The partisanship being paraded across the world stage is a recognition of what’s at stake for some. There’s no rational argument that lets the energy sector win. Faced with an existential threat, they resort to other means.

Without an exit strategy for energy producers and a transition plan for the long value chain that extends from oil and coal, there can be no political resolution to the greatest threat faced by humanity since Hiroshima.

Pacific islanders have learned that sometimes peace is more important than justice. At the end of the day, we all have to get along.

One of the ways a chief restores peace in the village is to fine both parties: one for doing wrong, and the other for making a fuss about it. It sounds crazy, but having clear winners and losers can affect the balance of a closed system. Parity is critical to this process.

We’re all on the same tiny blue island in space, and nobody’s leaving any time soon. So we’d better find a way to live together, or it’ll end in tears.

So in the interest of parity and peace in the climate change process, allow us to make a little suggestion:

No adaptation without mitigation.

When you tot up all the funding for climate change adaptation in the Pacific, it represents a vast sum relative to our tiny economies. Vanuatu, for example, is virtually guaranteed US $350 million in the mid-term, and that number could rise much higher. Roughly $1 billion in proposals are in the pipeline for our country alone.

We should forego it.

It is fundamentally ineffective and frankly insincere to throw large sums into adaptation and to make no real effort to actually slow the problem down.

Some in Washington argue that it’s too late to brake, so why bother trying? That is insane.

For Canberra to toss buckets of money at the Pacific and still to invest in generating more atmospheric carbon per capita than almost anyone else in the world is… unspeakable. The appropriate words cannot be printed here.

Unless that changes, we’d be receiving blood money. Their largesse is cash derived from a lifestyle that will surely harm or kill our children.

We should forego it.

We should forego it… unless an equivalent amount is spent domestically to stop polluting.

No adaptation without mitigation. Anything else is hypocrisy.

Vanuatu’s Gross Domestic Product is about US $775 million. An additional $35-50 million per annum for climate change adaptation would represent about 4-6% of GDP. We should refuse to accept funding unless a similar percentage of GDP is made available to stakeholders and others to slow—and ultimately stop—the release of new carbon dioxide into the atmosphere.
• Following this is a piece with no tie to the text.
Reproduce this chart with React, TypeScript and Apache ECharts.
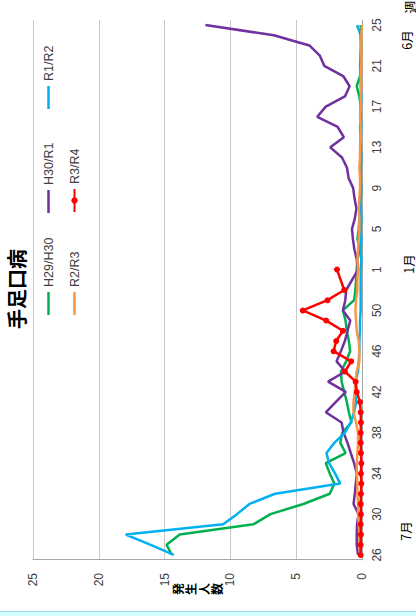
import React, { useEffect, useRef } from "react";
import * as echarts from "echarts";

const weeks = [
  "26", "27", "28", "29", "30", "31", "32", "33", "34", "35", "36", "37", "38", "39",
  "40", "41", "42", "43", "44", "45", "46", "47", "48", "49", "50", "51", "52", "53",
  "1", "2", "3", "4", "5", "6", "7", "8", "9", "10", "11", "12", "13", "14", "15",
  "16", "17", "18", "19", "20", "21", "22", "23", "24", "25",
];

const seriesNames = ["H29/H30", "H30/R1", "R1/R2", "R2/R3", "R3/R4"];
const seriesColors = ["#00B050", "#7030A0", "#00B0F0", "#F79646", "#FF0000"];

const h29h30 = [
  14.45, 14.85, 13.85, 8.25, 6.95, 4.45, 2.45, 2.1, 2.45, 2.75, 1.25, 1.65, 1.5, 0.8,
  1.0, 1.15, 1.35, 1.55, 1.6, 1.2, 0.9, 1.0, 1.15, 1.25, 1.45, 0.6, 0.5, null,
  0.4, 0.35, 0.15, 0.35, 0.25, 0.2, 0.15, 0.15, 0.1, 0.1, 0.15, 0.1, 0.1, 0.1, 0.15,
  0.1, 0.1, 0.2, 0.4, 0.15, 0.1, 0.1, 0.05, 0.1, 0.1,
];
const h30r1 = [
  0.3, 0.4, 0.4, 0.38, 0.26, 0.64, 0.55, 0.47, 0.4, 0.6, 0.85, 1.1, 1.4, 1.55,
  2.75, 2.0, 1.23, 2.58, 1.27, 1.93, 1.6, 1.3, 1.1, 0.89, 1.45, 1.27, 1.2, null,
  0.3, 0.4, 0.58, 0.69, 0.76, 0.55, 0.42, 0.57, 0.67, 1.02, 1.14, 1.52, 2.41, 1.38, 1.85,
  3.4, 2.75, 1.3, 0.94, 1.43, 2.87, 3.2, 4.0, 6.7, 11.9,
];
const r1r2 = [
  14.3, 16.1, 17.95, 10.55, 9.5, 8.55, 6.6, 1.65, 2.05, 2.5, 2.7, 2.1, 1.3, 0.85,
  0.6, 0.45, 0.5, 0.5, 0.3, 0.25, 0.2, 0.2, 0.15, 0.15, 0.1, 0.1, 0.1, null,
  0.1, 0.05, 0.1, 0.05, 0.1, 0.05, 0.1, 0.1, 0.05, 0.1, 0.1, 0.05, 0.1, 0.1, 0.05,
  0.1, 0.1, 0.05, 0.1, 0.1, 0.15, 0.1, 0.1, 0.1, 0.38,
];
const r2r3 = [
  0.15, 0.2, 0.2, 0.25, 0.3, 0.3, 0.35, 0.35, 0.4, 0.4, 0.35, 0.3, 0.3, 0.45,
  0.65, 0.65, 0.55, 0.5, 0.4, 0.2, 0.2, 0.25, 0.4, 0.45, 0.5, 0.45, 0.35, 0.35,
  0.3, 0.35, 0.3, 0.25, 0.2, 0.2, 0.25, 0.2, 0.15, 0.15, 0.2, 0.15, 0.15, 0.1, 0.1,
  0.15, 0.1, 0.1, 0.05, 0.1, 0.05, 0.05, 0.05, 0.05, 0.0,
];
const r3r4 = [
  0.1, 0.1, 0.08, 0.1, 0.08, 0.1, 0.08, 0.05, 0.08, 0.05, 0.08, 0.1, 0.1, 0.08,
  0.1, 0.15, 0.4, 0.48, 1.3, 0.82, 2.16, 1.96, 1.45, 2.72, 4.5, 2.62, 1.35, null,
  1.9, null, null, null, null, null, null, null, null, null, null, null, null, null, null,
  null, null, null, null, null, null, null, null, null, null,
];

const allSeries = [h29h30, h30r1, r1r2, r2r3, r3r4];
const monthLabels = ["7月", "1月", "6月"];
const weekUnit = "週";
const yAxisName = "発生人数";
const chartTitle = "手足口病";
const valueTicks = { min: 0, max: 25, interval: 5 };

const FONT = "'Liberation Sans', Arial, sans-serif";
const CJK = "'Noto Sans CJK JP', sans-serif";

export default function App() {
  const ref = useRef<HTMLDivElement>(null);

  useEffect(() => {
    document.body.style.margin = "0";
    if (!ref.current) return;
    const chart = echarts.init(ref.current, undefined, { renderer: "svg" });

    const legendPos = [
      [301, 42],
      [403, 42],
      [507, 42],
      [301, 68],
      [403, 68],
    ];

    const nameChars = yAxisName.split("");
    const nameStep = 13.3;
    const nameTop = 197 - ((nameChars.length - 1) * nameStep) / 2;

    chart.setOption({
      animation: false,
      backgroundColor: "#ffffff",
      grid: { left: 56, right: 20, top: 33, bottom: 54 },
      legend: seriesNames.map((n, k) => ({
        data: [n],
        left: legendPos[k][0],
        top: legendPos[k][1],
        padding: 0,
        itemWidth: 23,
        itemHeight: k === 4 ? 8 : 2.5,
        icon: k === 4 ? undefined : "rect",
        itemGap: 0,
        selectedMode: false,
        textStyle: { fontSize: 12.5, color: "#404040", fontFamily: FONT },
      })),
      xAxis: {
        type: "category",
        data: weeks,
        boundaryGap: true,
        axisLine: { lineStyle: { color: "#A6A6A6", width: 1 } },
        axisTick: { show: false },
        axisLabel: { interval: 3, color: "#404040", fontSize: 12, fontFamily: FONT, margin: 9 },
      },
      yAxis: {
        type: "value",
        min: valueTicks.min,
        max: valueTicks.max,
        interval: valueTicks.interval,
        axisLine: { show: true, lineStyle: { color: "#A6A6A6", width: 1 } },
        axisTick: { show: false },
        splitLine: { lineStyle: { color: "#C8C8C8", width: 1 } },
        axisLabel: { color: "#404040", fontSize: 12, fontFamily: FONT, margin: 13 },
      },
      series: allSeries.map((d, k) => ({
        name: seriesNames[k],
        type: "line",
        data: d,
        connectNulls: true,
        symbol: k === 4 ? "circle" : "none",
        symbolSize: 6,
        showAllSymbol: true,
        color: seriesColors[k],
        itemStyle: { color: seriesColors[k] },
        lineStyle: { color: seriesColors[k], width: 2.5 },
        z: 2 + k,
      })),
      graphic: [
        {
          type: "text",
          x: 327,
          y: 16,
          style: {
            text: chartTitle,
            font: `bold 20px ${CJK}`,
            fill: "#000",
            textAlign: "center",
            textVerticalAlign: "middle",
          },
        },
        ...nameChars.map((ch, i) => ({
          type: "text",
          x: 27,
          y: nameTop + i * nameStep,
          style: {
            text: ch,
            font: `bold 12px ${CJK}`,
            fill: "#000",
            textAlign: "center",
            textVerticalAlign: "middle",
          },
        })),
        {
          type: "text",
          x: 85,
          y: 405,
          style: { text: monthLabels[0], font: `12.5px ${CJK}`, fill: "#000", textAlign: "center", textVerticalAlign: "middle" },
        },
        {
          type: "text",
          x: 352,
          y: 408,
          style: { text: monthLabels[1], font: `12.5px ${CJK}`, fill: "#000", textAlign: "center", textVerticalAlign: "middle" },
        },
        {
          type: "text",
          x: 576,
          y: 406,
          style: { text: monthLabels[2], font: `12.5px ${CJK}`, fill: "#000", textAlign: "center", textVerticalAlign: "middle" },
        },
        {
          type: "text",
          x: 609,
          y: 409,
          style: { text: weekUnit, font: `13px ${CJK}`, fill: "#000", textAlign: "center", textVerticalAlign: "middle" },
        },
      ],
    });

    return () => chart.dispose();
  }, []);

  return (
    <div
      style={{
        position: "fixed",
        left: 0,
        top: 0,
        width: 416,
        height: 616,
        overflow: "hidden",
        background: "#ffffff",
      }}
    >
      <div
        ref={ref}
        style={{
          position: "absolute",
          left: 0,
          top: 0,
          width: 616,
          height: 416,
          transformOrigin: "0 0",
          transform: "translate(0px, 616px) rotate(-90deg)",
        }}
      />
      <div
        style={{
          position: "absolute",
          left: 0,
          top: 611,
          width: 416,
          height: 5,
          background: "#D4FFFF",
          borderTop: "1px solid #9FE0E8",
          boxSizing: "border-box",
        }}
      />
    </div>
  );
}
No adaptation without mitigation. It’s not a very sexy slogan, but it’s one worth fighting for.

Pacific island nations have very few levers they can pull on the global stage. But if the historical pursuit of life, liberty and happiness is anything to go by, a good first step is to refuse to participate in a system that is designed to do us harm.

Yes, it will hurt. But I’d rather suffer today than let my children suffer tomorrow.

No adaptation without mitigation.

If the developed world is sincere about its commitment to the Pacific, then it will make the same commitment to itself.